ExternSheetSubRecord.getIndexToFirstSubBook() returns 2, which is then used to get the 2nd element of the Workbook’s boundsheets, a list of length 2.

5 ExternSheetSubRecords are created from the attached spreadsheet, they are:

   supbookindex =0
   1stsbindex   =0
   lastsbindex  =0

   supbookindex =1
   1stsbindex   =2
   lastsbindex  =2

   supbookindex =2
   1stsbindex   =1
   lastsbindex  =1

   supbookindex =0
   1stsbindex   =-1
   lastsbindex  =-1

    supbookindex =0
   1stsbindex   =1
   lastsbindex  =1

It seems that the original DocumentInputStream could be off, 3 non -1 supbookindices are created, and the 2nd 1stsbindex returns 2...
Comment 1 Josh Micich 2008-09-14 12:04:54 UTC
Fixed in svn r695264.

Junit added.

The main problem seems to be that ref #1 in the EXTERNSHEET record, which refers to sheet index 2, even though the worbook has only 2 sheets:
        
Offset 0x3954 (14676)
recordid = 0x17, size = 32
[EXTERNSHEET]
   numOfRefs	 = 5
refrec		 #0: extBook=0 firstSheet=0 lastSheet=0
refrec		 #1: extBook=1 firstSheet=2 lastSheet=2
refrec		 #2: extBook=2 firstSheet=1 lastSheet=1
refrec		 #3: extBook=0 firstSheet=-1 lastSheet=-1
refrec		 #4: extBook=0 firstSheet=1 lastSheet=1
[/EXTERNSHEET]

        		
The fix for this bug involved removing the eager initialisation of the extern SheetReferences.  As it turns out, the formula in cell B1 has a Ref3DPtg with externSheetIndex=4 which resolves to sheetIndex 1.
        
Some investigation was done to see how Excel would handle a formula having externSheetIndex=1 (sheetIndex 2).  Excel displays the formula as ''!$A2, but also prompts the user about broken links.

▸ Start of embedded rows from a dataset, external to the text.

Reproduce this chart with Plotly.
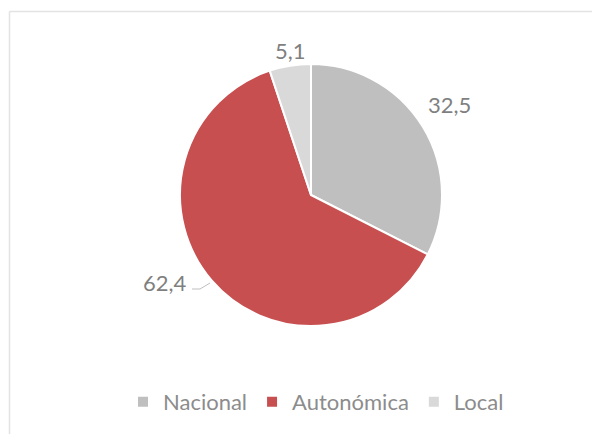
import plotly.graph_objects as go

categories = ["Nacional", "Autonómica", "Local"]
values = [32.5, 62.4, 5.1]
colors = ["#BFBFBF", "#C84F50", "#D9D9D9"]

W, H = 600, 434
OFF = 8  # page body margin offset

def px(x):
    return (x - OFF) / W

def py(y):
    return 1 - (y - OFF) / H

cx, cy, r = 311, 195, 131

fig = go.Figure()
fig.add_trace(go.Pie(
    labels=categories,
    values=values,
    sort=False,
    direction="clockwise",
    rotation=0,
    marker=dict(colors=colors, line=dict(color="white", width=2)),
    textinfo="none",
    hoverinfo="label+value",
    domain=dict(x=[px(cx - r), px(cx + r)], y=[py(cy + r), py(cy - r)]),
    showlegend=True,
))

label_pos = [(449, 105), (165, 282), (290, 51)]
annotations = []
for v, (x, y) in zip(values, label_pos):
    annotations.append(dict(
        text=f"{v:.1f}".replace(".", ","),
        x=px(x), y=py(y), xref="paper", yref="paper",
        showarrow=False, xanchor="center", yanchor="middle",
        font=dict(family="Lato, sans-serif", size=22, color="#7F7F7F"),
    ))

shapes = [
    dict(type="line", xref="paper", yref="paper",
         x0=px(9.5), x1=px(9.5), y0=-0.05, y1=py(11.5),
         line=dict(color="#E3E3E3", width=1.5)),
    dict(type="line", xref="paper", yref="paper",
         x0=px(9.5), x1=1.05, y0=py(11.5), y1=py(11.5),
         line=dict(color="#E3E3E3", width=1.5)),
    dict(type="path", xref="paper", yref="paper",
         path=f"M {px(192)} {py(289)} L {px(200)} {py(289)} L {px(210)} {py(283)}",
         line=dict(color="#BFBFBF", width=1)),
]

fig.update_layout(
    width=W, height=H,
    margin=dict(l=0, r=0, t=0, b=0),
    paper_bgcolor="white",
    plot_bgcolor="white",
    separators=",.",
    annotations=annotations,
    shapes=shapes,
    legend=dict(
        orientation="h",
        x=px(316), xanchor="center",
        y=py(402), yanchor="middle",
        font=dict(family="Lato, sans-serif", size=22, color="#8C8C8C"),
        itemwidth=30,
        tracegroupgap=0,
    ),
)

fig.write_html("out.html")
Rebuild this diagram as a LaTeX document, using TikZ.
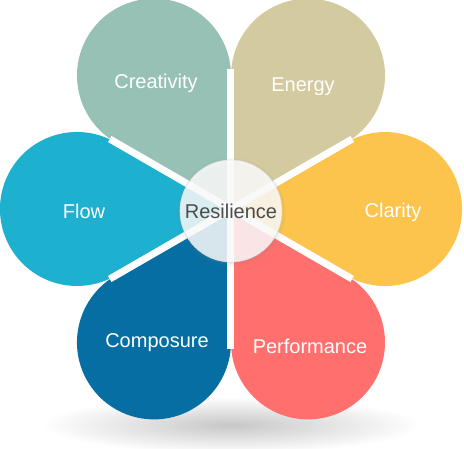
\documentclass[tikz,border=0pt]{standalone}
\usepackage{fontspec}
\setmainfont{Liberation Sans}
\usetikzlibrary{shadows}

\definecolor{creativity}{RGB}{151,193,180}
\definecolor{energy}{RGB}{211,202,159}
\definecolor{clarity}{RGB}{253,196,77}
\definecolor{performance}{RGB}{255,111,110}
\definecolor{composure}{RGB}{6,110,162}
\definecolor{flow}{RGB}{30,176,207}

\tikzset{
  petal label/.style={text=white, font=\fontsize{20}{24}\selectfont},
  gap/.style={white, line width=7pt},
  hub/.style={circle, minimum size=102pt, inner sep=0pt, fill=white,
    fill opacity=0.82, text opacity=1, draw=black!12, line width=0.6pt,
    text=black!70, font=\fontsize{20}{24}\selectfont,
    circular drop shadow={shadow xshift=0pt, shadow yshift=-1pt,
      shadow scale=1.08, opacity=0.25}}
}

\begin{document}
\begin{tikzpicture}[x=1pt, y=1pt]
  \useasboundingbox (-231,-239) rectangle (233,209);

  % soft shadow under the flower
  \shade[inner color=black!22, outer color=white] (0,-216) ellipse (190 and 28);

  % the six petals
  \fill[creativity] (0,0) -- (90:133.4) arc[start angle=0, end angle=240, radius=77] -- cycle;
  \fill[energy] (0,0) -- (30:133.4) arc[start angle=-60, end angle=180, radius=77] -- cycle;
  \fill[clarity] (0,0) -- (-30:133.4) arc[start angle=-120, end angle=120, radius=77] -- cycle;
  \fill[performance] (0,0) -- (-90:133.4) arc[start angle=-180, end angle=60, radius=77] -- cycle;
  \fill[composure] (0,0) -- (-150:133.4) arc[start angle=-240, end angle=0, radius=77] -- cycle;
  \fill[flow] (0,0) -- (150:133.4) arc[start angle=60, end angle=300, radius=77] -- cycle;

  % white gaps between petals
  \draw[gap] (0,0) -- (90:140);
  \draw[gap] (0,0) -- (30:140);
  \draw[gap] (0,0) -- (-30:140);
  \draw[gap] (0,0) -- (-90:140);
  \draw[gap] (0,0) -- (-150:140);
  \draw[gap] (0,0) -- (150:140);

  \node[petal label] (creativity) at (-75,126) {Creativity};
  \node[petal label] (energy) at (72,122) {Energy};
  \node[petal label] (clarity) at (162,-3) {Clarity};
  \node[petal label] (performance) at (79,-137) {Performance};
  \node[petal label] (composure) at (-74,-134) {Composure};
  \node[petal label] (flow) at (-147,-2) {Flow};

  \node[hub] (resilience) at (0,-2) {Resilience};
\end{tikzpicture}
\end{document}
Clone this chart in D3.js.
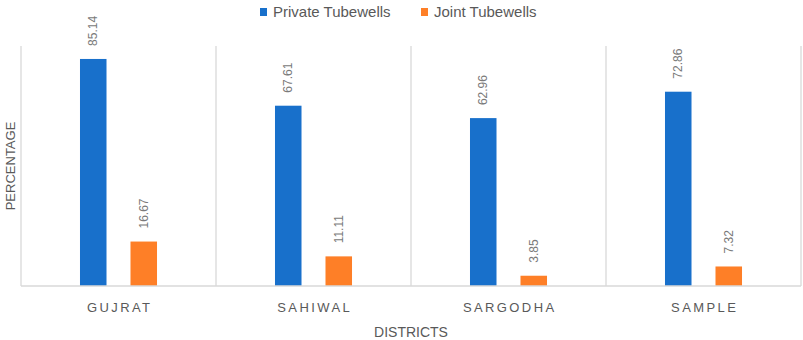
<!DOCTYPE html>
<html>
<head>
<meta charset="utf-8">
<script src="https://cdn.jsdelivr.net/npm/d3@7"></script>
<style>
  body { margin: 0; background: #fff; }
  text { font-family: "Liberation Sans", Arial, sans-serif; }
</style>
</head>
<body>
<script>
// districts and the two tubewell series (percent)
var districts = ["GUJRAT", "SAHIWAL", "SARGODHA", "SAMPLE"];
var seriesNames = ["Private Tubewells", "Joint Tubewells"];
var privateVals = [85.14, 67.61, 62.96, 72.86];
var jointVals = [16.67, 11.11, 3.85, 7.32];
var colors = ["#1870cb", "#fe7f27"];

var W = 803, H = 340;
var plotLeft = 21, plotRight = 801, plotTop = 46, plotBottom = 286;

var svg = d3.select("body").append("svg")
    .attr("width", W)
    .attr("height", H);

var data = districts.map(function(d, i){
    return {district: d, values: [privateVals[i], jointVals[i]]};
});

// scales
var x0 = d3.scaleBand()
    .domain(districts)
    .range([plotLeft, plotRight])
    .padding(0);

var x1 = d3.scaleBand()
    .domain(seriesNames)
    .range([0, x0.bandwidth()])
    .paddingInner(0.475)
    .paddingOuter(1.168);

var y = d3.scaleLinear()
    .domain([0, 90])
    .range([plotBottom, plotTop]);

// vertical separators between districts
var seps = districts.map(function(d){ return x0(d); }).concat([plotRight]);
svg.selectAll(".sep")
    .data(seps)
    .enter().append("line")
    .attr("class", "sep")
    .attr("x1", function(d){ return d; })
    .attr("x2", function(d){ return d; })
    .attr("y1", y(90))
    .attr("y2", y(0))
    .attr("stroke", "#d9d9d9")
    .attr("stroke-width", 1.3);

// bars
var groups = svg.selectAll(".grp")
    .data(data)
    .enter().append("g")
    .attr("class", "grp")
    .attr("transform", function(d){ return "translate(" + x0(d.district) + ",0)"; });

groups.selectAll("rect")
    .data(function(d){ return d.values.map(function(v, j){ return {name: seriesNames[j], v: v, j: j}; }); })
    .enter().append("rect")
    .attr("x", function(d){ return x1(d.name); })
    .attr("width", x1.bandwidth())
    .attr("y", function(d){ return y(d.v); })
    .attr("height", function(d){ return y(0) - y(d.v); })
    .attr("fill", function(d){ return colors[d.j]; });

// value labels, rotated
groups.selectAll(".lbl")
    .data(function(d){ return d.values.map(function(v, j){ return {name: seriesNames[j], v: v}; }); })
    .enter().append("text")
    .attr("class", "lbl")
    .attr("transform", function(d){
        var cx = x1(d.name) + x1.bandwidth() / 2 + 4;
        return "translate(" + cx + "," + (y(d.v) - 13) + ") rotate(-90)";
    })
    .attr("fill", "#7a7a7a")
    .style("font-size", "12px")
    .text(function(d){ return d.v.toFixed(2); });

// x axis line
svg.append("line")
    .attr("x1", plotLeft)
    .attr("x2", plotRight)
    .attr("y1", y(0))
    .attr("y2", y(0))
    .attr("stroke", "#d9d9d9")
    .attr("stroke-width", 1.3);

// district labels
svg.selectAll(".cat")
    .data(districts)
    .enter().append("text")
    .attr("class", "cat")
    .attr("x", function(d){ return x0(d) + x0.bandwidth() / 2 + 1.2; })
    .attr("y", 312)
    .attr("text-anchor", "middle")
    .attr("fill", "#595959")
    .style("font-size", "13px")
    .style("letter-spacing", "2.4px")
    .text(function(d){ return d; });

// axis titles
svg.append("text")
    .attr("x", 411)
    .attr("y", 337)
    .attr("text-anchor", "middle")
    .attr("fill", "#595959")
    .style("font-size", "14px")
    .text("DISTRICTS");

svg.append("text")
    .attr("transform", "translate(15,166) rotate(-90)")
    .attr("text-anchor", "middle")
    .attr("fill", "#595959")
    .style("font-size", "13px")
    .text("PERCENTAGE");

// legend
var legX = [260, 421];
var leg = svg.selectAll(".leg")
    .data(seriesNames)
    .enter().append("g")
    .attr("class", "leg")
    .attr("transform", function(d, i){ return "translate(" + legX[i] + ",0)"; });

leg.append("rect")
    .attr("x", 0)
    .attr("y", 8)
    .attr("width", 7)
    .attr("height", 8)
    .attr("fill", function(d, i){ return colors[i]; });

leg.append("text")
    .attr("x", 13)
    .attr("y", 17)
    .attr("fill", "#595959")
    .style("font-size", "15px")
    .text(function(d){ return d; });
</script>
</body>
</html>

Note - this fix is just for the sample code provided.  It's quite possible (since the LinkTable is not fully understood) that POI may still fail in other ways with this spreadsheet.

An unrelated issue was that BiffViewer crashed on the DrawingGroupRecord.  This was not investigated any further.